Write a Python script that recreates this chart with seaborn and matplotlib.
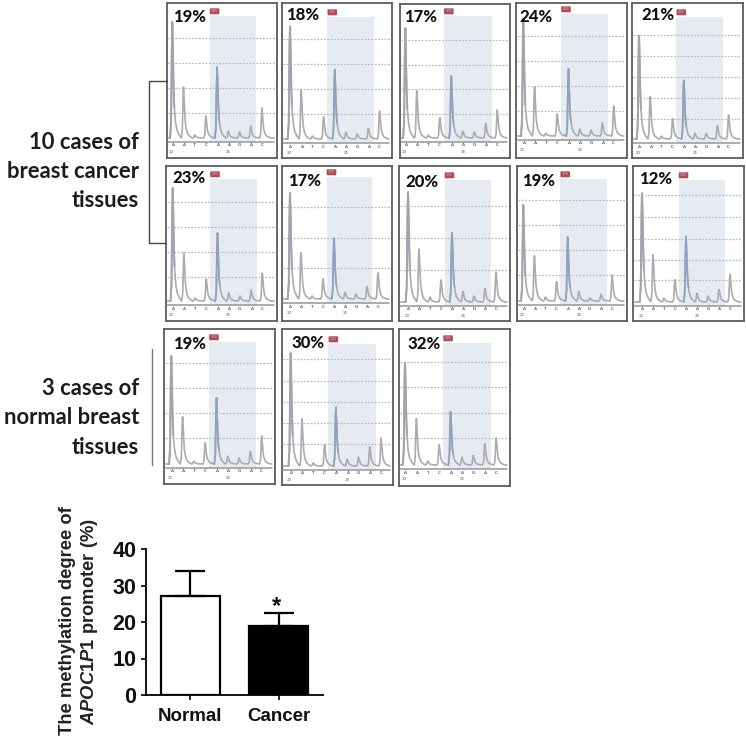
import numpy as np
import pandas as pd
import matplotlib
matplotlib.use('Agg')
import matplotlib.pyplot as plt
import seaborn as sns
from matplotlib.patches import FancyBboxPatch

W, H = 746, 737

# alturas de los picos de cada pirograma
percents = ['19%', '18%', '17%', '24%', '21%', '23%', '17%', '20%', '19%', '12%', '19%', '30%', '32%']
bases = ['A', 'A', 'T', 'C', 'A', 'A', 'G', 'A', 'C']
p01 = [116, 51, 3, 22, 71, 7, 6, 12, 30]
p02 = [117, 51, 3, 23, 72, 7, 5, 11, 29]
p03 = [110, 49, 3, 21, 62, 7, 6, 15, 28]
p04 = [117, 51, 3, 23, 67, 7, 6, 14, 30]
p05 = [107, 44, 3, 21, 61, 6, 6, 14, 25]
p06 = [113, 48, 3, 22, 68, 8, 5, 11, 28]
p07 = [110, 48, 3, 21, 63, 7, 5, 13, 27]
p08 = [114, 55, 5, 23, 72, 11, 6, 14, 31]
p09 = [96, 47, 4, 20, 64, 10, 3, 7, 26]
p10 = [113, 49, 4, 23, 68, 9, 6, 13, 29]
p11 = [108, 49, 3, 22, 66, 8, 6, 13, 28]
p12 = [113, 49, 3, 22, 59, 7, 9, 20, 28]
p13 = [106, 48, 4, 21, 55, 8, 10, 22, 28]
peaks = [p01, p02, p03, p04, p05, p06, p07, p08, p09, p10, p11, p12, p13]

# forma de un pico: distancia al maximo y fraccion de la altura
shape_x = [-2.2, -1.2, -0.6, 0, 0.6, 1.2, 1.9, 3.0, 4.5, 6.5, 9.0]
shape_y = [0, 0.15, 0.72, 1, 0.78, 0.48, 0.28, 0.15, 0.07, 0.03, 0]

grids = [
    [101, 76, 51, 26], [101, 76, 51, 26], [99, 74, 50, 25], [101, 76, 51, 26], [105, 84, 63, 42, 21],
    [100, 75, 50, 25], [93, 62, 32], [97, 65, 33], [102, 77, 52, 27], [108, 86, 64, 43, 23],
    [102, 77, 52, 27], [108, 86, 65, 44, 23], [104, 79, 53, 28],
]

# caja de cada panel en pixeles: izquierda, arriba, derecha, abajo, linea base
boxes = [
    (167, 3, 277, 158, 139), (282, 3, 392, 158, 140), (400, 4, 510, 158, 139), (516, 3, 627, 158, 137),
    (632, 3, 743, 158, 140), (166, 166, 277, 321, 302), (282, 166, 392, 321, 300), (399, 166, 510, 321, 303),
    (517, 166, 627, 321, 302), (633, 166, 744, 321, 303), (164, 329, 275, 484, 465), (282, 329, 393, 485, 467),
    (399, 329, 510, 486, 466),
]
first_peak = [5.3, 8, 5.3, 7.3, 7, 6.7, 8, 9, 6.3, 9, 7.3, 8.7, 6]
spacing = [11.2, 11.2, 11.5, 11.3, 11.2, 11.2, 11, 11, 11.1, 11, 11.3, 11.3, 11.4]
label_xy = [
    (173, 17), (286, 15), (404, 17), (519, 17), (641, 15), (172, 178), (288, 181), (405, 182),
    (522, 181), (639, 179), (173, 344), (291, 343), (407, 344),
]

# grafico de barras
groups = ['Normal', 'Cancer']
means = [27, 19]
errs = [7, 3.4]
bar_colors = ['white', 'black']
y_ticks = [0, 10, 20, 30, 40]

sns.set_theme(style='white')
plt.rcParams['font.family'] = ['Lato', 'DejaVu Sans']
plt.rcParams['mathtext.fontset'] = 'custom'
plt.rcParams['mathtext.it'] = 'Liberation Sans:italic:bold'
plt.rcParams['mathtext.rm'] = 'Liberation Sans:bold'

fig = plt.figure(figsize=(W / 100, H / 100), dpi=100, facecolor='white')


def px_axes(left, top, right, bottom, **kw):
    return fig.add_axes([left / W, 1 - bottom / H, (right - left) / W, (bottom - top) / H], **kw)


for i, heights in enumerate(peaks):
    left, top, right, bottom, base = boxes[i]
    ax = px_axes(left, top, right, bottom)
    ax.set_xlim(0, right - left)
    ax.set_ylim(base - bottom, base - top)
    ax.set_xticks([])
    ax.set_yticks([])
    for s in ax.spines.values():
        s.set_color('#5c5c5c')
        s.set_linewidth(1.3)

    sites = [first_peak[i] + n * spacing[i] for n in range(len(heights))]
    ax.fill_between([sites[4] - 7.5, sites[8] - 5.5], -3, 123, color='#e6ebf2', lw=0, zorder=1)
    ax.add_patch(FancyBboxPatch((sites[4] - 6.5, 125.5), 8, 4.4, boxstyle='round,pad=0.8',
                                fc='#b04c57', ec='none', zorder=3))
    ax.text(sites[4] - 2.5, 127.7, percents[i], fontsize=2.5, color='#e0b4b9',
            ha='center', va='center', zorder=4)

    for g in grids[i]:
        ax.plot([1, right - left - 2], [g, g], color='#bcbcbc', lw=0.9, ls=(0, (1.5, 1.2)), zorder=2)

    xs = np.arange(1.5, right - left - 3, 0.2)
    ys = np.full_like(xs, 1.0)
    for site, h in zip(sites, heights):
        ys = np.maximum(ys, 1.0 + h * np.interp(xs - site, shape_x, shape_y))
    trace = pd.DataFrame({'x': xs, 'y': ys})
    sns.lineplot(data=trace, x='x', y='y', ax=ax, color='#ababb0', lw=1.2, estimator=None, zorder=5)
    near = trace[(trace['x'] > sites[4] - 2.5) & (trace['x'] < sites[4] + 2.5)]
    sns.lineplot(data=near, x='x', y='y', ax=ax, color='#8fa1bd', lw=1.2, estimator=None, zorder=6)
    tall = trace[(trace['x'] > sites[0] - 3) & (trace['x'] < sites[0] + 2)]
    sns.lineplot(data=tall, x='x', y='y', ax=ax, color='#a3a3ae', lw=1.4, estimator=None, zorder=6)
    ax.set_xlabel('')
    ax.set_ylabel('')

    ax.plot([1, right - left - 3], [-3.2, -3.2], color='#969696', lw=1.1, zorder=6)
    for site, b in zip(sites, bases):
        ax.text(site, -6.5, b, fontsize=3.2, color='#555555', ha='center', va='center', fontweight='bold')
    ax.text(sites[0] - 1, -13, '20', fontsize=3.2, color='#666666', ha='center', va='center')
    ax.text(sites[5], -13, '25', fontsize=3.2, color='#666666', ha='center', va='center')

# capa de anotaciones en pixeles
over = fig.add_axes([0, 0, 1, 1], zorder=20)
over.set_xlim(0, W)
over.set_ylim(H, 0)
over.axis('off')
over.patch.set_alpha(0)

for pct, (x, y) in zip(percents, label_xy):
    over.text(x, y, pct, fontsize=12, fontweight='black', color='#111111', ha='left', va='center')

for y, txt in zip([142, 171, 200], ['10 cases of', 'breast cancer', 'tissues']):
    over.text(139, y, txt, fontsize=15.8, fontweight='bold', color='#1c1c1c', ha='right', va='center')
for y, txt in zip([388, 417, 447], ['3 cases of', 'normal breast', 'tissues']):
    over.text(139, y, txt, fontsize=15.8, fontweight='bold', color='#1c1c1c', ha='right', va='center')

over.plot([167, 148.5, 148.5, 166], [81, 81, 243, 243], color='#444444', lw=1.0)
over.plot([152, 152], [349, 465], color='#777777', lw=1.0)

# barras
ax = px_axes(146, 549, 323, 695)
table = pd.DataFrame({'group': groups, 'mean': means})
sns.barplot(data=table, x='group', y='mean', hue='group', palette=bar_colors, dodge=False, legend=False,
            ax=ax, width=0.67, edgecolor='black', linewidth=1.6, errorbar=None)
ax.errorbar([0, 1], means, yerr=[[0, 0], errs], fmt='none', ecolor='black', elinewidth=1.6, capsize=10.5, capthick=1.6)
ax.set_xlim(-0.5, 1.5)
ax.set_ylim(0, 40)
ax.set_yticks(y_ticks)
ax.set_xlabel('')
ax.set_ylabel('')
ax.patch.set_alpha(0)
sns.despine(ax=ax)
for side in ['left', 'bottom']:
    ax.spines[side].set_linewidth(1.3)
    ax.spines[side].set_color('black')
ax.tick_params(axis='both', length=3.5, width=1.2, color='black', left=True, bottom=True)
for t in ax.get_yticklabels():
    t.set(fontfamily='Liberation Sans', fontweight='bold', fontsize=15.5, color='#111111')
for t in ax.get_xticklabels():
    t.set(fontfamily='Liberation Sans', fontweight='bold', fontsize=13.5, color='#111111')
ax.tick_params(axis='x', pad=6)

over.text(277, 607, '*', fontsize=17, fontweight='bold', fontfamily='Liberation Sans', ha='center', va='center', color='#111111')
over.text(68, 621, 'The methylation degree of', fontsize=13.2, fontweight='bold', fontfamily='Liberation Sans',
          rotation=90, ha='center', va='center', color='#222222')
over.text(90, 622, r'$\mathit{APOC1P1}$ promoter (%)', fontsize=13.2, fontweight='bold', fontfamily='Liberation Sans',
          rotation=90, ha='center', va='center', color='#222222')

fig.savefig('out.png', dpi=100, facecolor='white')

-- Stated exercise --
Quote, please, every line of the material above from its start through the line that has "W, H = 746, 737", reproducing the words exactly and dropping any images.

-- Result of the exercise --
Write a Python script that recreates this chart with seaborn and matplotlib.
import numpy as np
import pandas as pd
import matplotlib
matplotlib.use('Agg')
import matplotlib.pyplot as plt
import seaborn as sns
from matplotlib.patches import FancyBboxPatch

W, H = 746, 737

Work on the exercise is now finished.